Stated exercise: Print, word for word, every line from the beginning of the listing up to and including the line with "const yTicks = [0, 5, 10, 15];". Pictures are to be excluded.

** start Data excerpt **

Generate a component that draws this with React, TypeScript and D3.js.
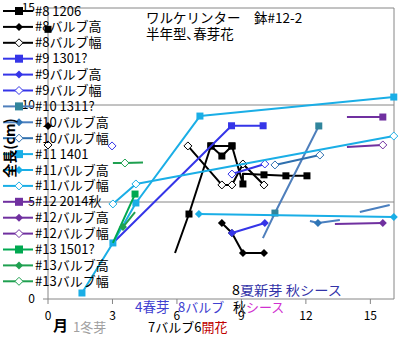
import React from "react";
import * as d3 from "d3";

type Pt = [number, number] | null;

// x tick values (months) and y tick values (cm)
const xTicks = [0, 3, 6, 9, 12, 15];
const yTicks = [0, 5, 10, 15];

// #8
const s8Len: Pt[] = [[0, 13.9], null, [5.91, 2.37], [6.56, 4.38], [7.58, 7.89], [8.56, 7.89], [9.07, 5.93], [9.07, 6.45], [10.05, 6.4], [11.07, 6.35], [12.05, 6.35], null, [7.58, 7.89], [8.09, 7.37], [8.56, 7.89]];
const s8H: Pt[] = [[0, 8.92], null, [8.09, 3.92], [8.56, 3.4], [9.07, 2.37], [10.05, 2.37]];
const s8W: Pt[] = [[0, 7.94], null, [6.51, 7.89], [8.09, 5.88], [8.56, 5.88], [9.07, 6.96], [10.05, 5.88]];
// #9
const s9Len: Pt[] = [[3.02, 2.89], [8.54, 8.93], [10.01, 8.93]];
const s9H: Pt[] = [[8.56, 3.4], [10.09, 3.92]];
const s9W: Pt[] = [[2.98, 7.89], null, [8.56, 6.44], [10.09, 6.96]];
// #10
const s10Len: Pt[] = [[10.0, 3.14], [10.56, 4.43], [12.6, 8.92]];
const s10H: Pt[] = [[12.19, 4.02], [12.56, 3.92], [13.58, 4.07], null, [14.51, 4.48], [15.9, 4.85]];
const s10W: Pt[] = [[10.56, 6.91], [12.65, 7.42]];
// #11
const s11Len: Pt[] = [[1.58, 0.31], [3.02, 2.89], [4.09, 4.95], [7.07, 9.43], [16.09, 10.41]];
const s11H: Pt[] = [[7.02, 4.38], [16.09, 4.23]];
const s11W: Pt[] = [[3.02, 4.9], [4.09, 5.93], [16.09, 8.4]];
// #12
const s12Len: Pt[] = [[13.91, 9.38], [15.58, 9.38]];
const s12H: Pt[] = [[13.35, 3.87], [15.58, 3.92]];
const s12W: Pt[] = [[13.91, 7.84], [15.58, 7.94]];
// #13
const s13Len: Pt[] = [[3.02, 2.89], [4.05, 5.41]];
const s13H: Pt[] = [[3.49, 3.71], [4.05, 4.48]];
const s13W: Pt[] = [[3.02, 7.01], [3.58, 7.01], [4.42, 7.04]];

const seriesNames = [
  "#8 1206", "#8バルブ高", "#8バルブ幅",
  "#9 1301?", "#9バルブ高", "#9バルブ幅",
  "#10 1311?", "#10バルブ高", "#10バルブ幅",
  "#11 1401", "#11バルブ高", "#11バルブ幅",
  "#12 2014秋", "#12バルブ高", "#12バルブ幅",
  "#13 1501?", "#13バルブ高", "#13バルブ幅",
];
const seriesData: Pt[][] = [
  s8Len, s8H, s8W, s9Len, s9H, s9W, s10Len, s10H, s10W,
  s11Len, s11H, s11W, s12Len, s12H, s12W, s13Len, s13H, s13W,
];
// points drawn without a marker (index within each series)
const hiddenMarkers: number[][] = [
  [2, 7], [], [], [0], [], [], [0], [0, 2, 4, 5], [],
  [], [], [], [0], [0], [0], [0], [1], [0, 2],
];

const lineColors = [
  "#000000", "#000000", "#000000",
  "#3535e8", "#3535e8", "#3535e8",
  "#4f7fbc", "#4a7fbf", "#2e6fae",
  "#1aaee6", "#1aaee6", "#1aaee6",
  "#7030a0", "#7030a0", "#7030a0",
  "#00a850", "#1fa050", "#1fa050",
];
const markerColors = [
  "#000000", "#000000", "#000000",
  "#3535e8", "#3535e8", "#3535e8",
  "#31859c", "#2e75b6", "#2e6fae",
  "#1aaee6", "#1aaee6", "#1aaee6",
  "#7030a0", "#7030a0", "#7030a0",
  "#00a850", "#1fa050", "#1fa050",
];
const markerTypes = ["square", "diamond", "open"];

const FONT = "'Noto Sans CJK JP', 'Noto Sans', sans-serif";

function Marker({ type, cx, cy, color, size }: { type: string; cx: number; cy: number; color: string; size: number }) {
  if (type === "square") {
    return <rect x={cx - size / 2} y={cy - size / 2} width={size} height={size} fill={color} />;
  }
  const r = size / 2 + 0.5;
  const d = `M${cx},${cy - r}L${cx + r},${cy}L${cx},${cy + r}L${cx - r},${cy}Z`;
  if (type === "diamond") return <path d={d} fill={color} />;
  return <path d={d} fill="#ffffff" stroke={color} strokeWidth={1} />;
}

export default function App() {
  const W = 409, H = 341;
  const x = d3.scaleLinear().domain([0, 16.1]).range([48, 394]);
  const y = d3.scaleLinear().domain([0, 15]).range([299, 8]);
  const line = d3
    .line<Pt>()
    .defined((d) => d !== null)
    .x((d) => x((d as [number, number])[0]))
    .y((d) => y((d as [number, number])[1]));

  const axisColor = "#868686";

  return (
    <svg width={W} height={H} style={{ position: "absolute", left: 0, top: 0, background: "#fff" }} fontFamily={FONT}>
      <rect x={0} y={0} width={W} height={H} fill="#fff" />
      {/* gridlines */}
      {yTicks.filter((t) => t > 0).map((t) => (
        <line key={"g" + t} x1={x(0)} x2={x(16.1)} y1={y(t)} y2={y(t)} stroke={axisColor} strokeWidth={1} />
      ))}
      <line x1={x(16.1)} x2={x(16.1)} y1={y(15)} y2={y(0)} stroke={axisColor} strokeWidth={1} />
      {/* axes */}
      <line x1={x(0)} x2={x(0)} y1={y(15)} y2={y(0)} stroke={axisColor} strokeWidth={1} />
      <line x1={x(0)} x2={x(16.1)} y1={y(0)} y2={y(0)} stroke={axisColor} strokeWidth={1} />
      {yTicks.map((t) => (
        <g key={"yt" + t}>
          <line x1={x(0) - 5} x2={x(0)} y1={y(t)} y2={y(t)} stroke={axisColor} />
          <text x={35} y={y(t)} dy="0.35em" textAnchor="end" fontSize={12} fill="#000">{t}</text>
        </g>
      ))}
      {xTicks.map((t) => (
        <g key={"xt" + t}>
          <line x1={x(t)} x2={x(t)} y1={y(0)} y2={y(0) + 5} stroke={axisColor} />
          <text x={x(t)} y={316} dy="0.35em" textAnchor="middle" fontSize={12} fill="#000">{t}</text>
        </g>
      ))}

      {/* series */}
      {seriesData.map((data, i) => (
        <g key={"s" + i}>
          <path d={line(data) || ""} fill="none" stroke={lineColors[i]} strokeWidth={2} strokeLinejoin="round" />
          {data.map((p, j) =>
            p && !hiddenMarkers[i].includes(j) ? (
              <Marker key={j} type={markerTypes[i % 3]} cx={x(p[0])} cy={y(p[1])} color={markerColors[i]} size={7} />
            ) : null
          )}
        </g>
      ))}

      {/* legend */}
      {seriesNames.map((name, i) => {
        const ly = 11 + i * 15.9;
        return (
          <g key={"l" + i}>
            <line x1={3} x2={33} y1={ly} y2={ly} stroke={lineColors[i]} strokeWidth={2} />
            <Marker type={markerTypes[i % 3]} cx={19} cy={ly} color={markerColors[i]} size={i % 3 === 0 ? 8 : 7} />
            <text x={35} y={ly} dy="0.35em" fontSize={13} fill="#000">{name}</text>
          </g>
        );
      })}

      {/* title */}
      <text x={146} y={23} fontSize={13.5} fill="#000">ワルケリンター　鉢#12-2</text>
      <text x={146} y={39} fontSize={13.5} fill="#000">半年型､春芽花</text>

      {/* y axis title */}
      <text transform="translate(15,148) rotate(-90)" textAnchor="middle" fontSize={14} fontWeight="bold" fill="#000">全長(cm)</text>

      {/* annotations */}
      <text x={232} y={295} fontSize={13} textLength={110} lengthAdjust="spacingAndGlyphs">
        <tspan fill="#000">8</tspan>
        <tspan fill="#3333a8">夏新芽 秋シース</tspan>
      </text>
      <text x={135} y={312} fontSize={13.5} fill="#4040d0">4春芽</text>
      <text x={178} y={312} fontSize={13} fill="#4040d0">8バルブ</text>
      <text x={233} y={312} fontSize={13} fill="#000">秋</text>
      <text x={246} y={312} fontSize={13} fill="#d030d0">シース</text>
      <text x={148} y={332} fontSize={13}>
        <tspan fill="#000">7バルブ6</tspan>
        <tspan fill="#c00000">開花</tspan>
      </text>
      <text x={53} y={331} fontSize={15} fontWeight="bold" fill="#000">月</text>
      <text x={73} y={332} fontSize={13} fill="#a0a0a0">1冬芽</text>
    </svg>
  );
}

** end Data excerpt **

Written response:
Generate a component that draws this with React, TypeScript and D3.js.
import React from "react";
import * as d3 from "d3";

type Pt = [number, number] | null;

// x tick values (months) and y tick values (cm)
const xTicks = [0, 3, 6, 9, 12, 15];
const yTicks = [0, 5, 10, 15];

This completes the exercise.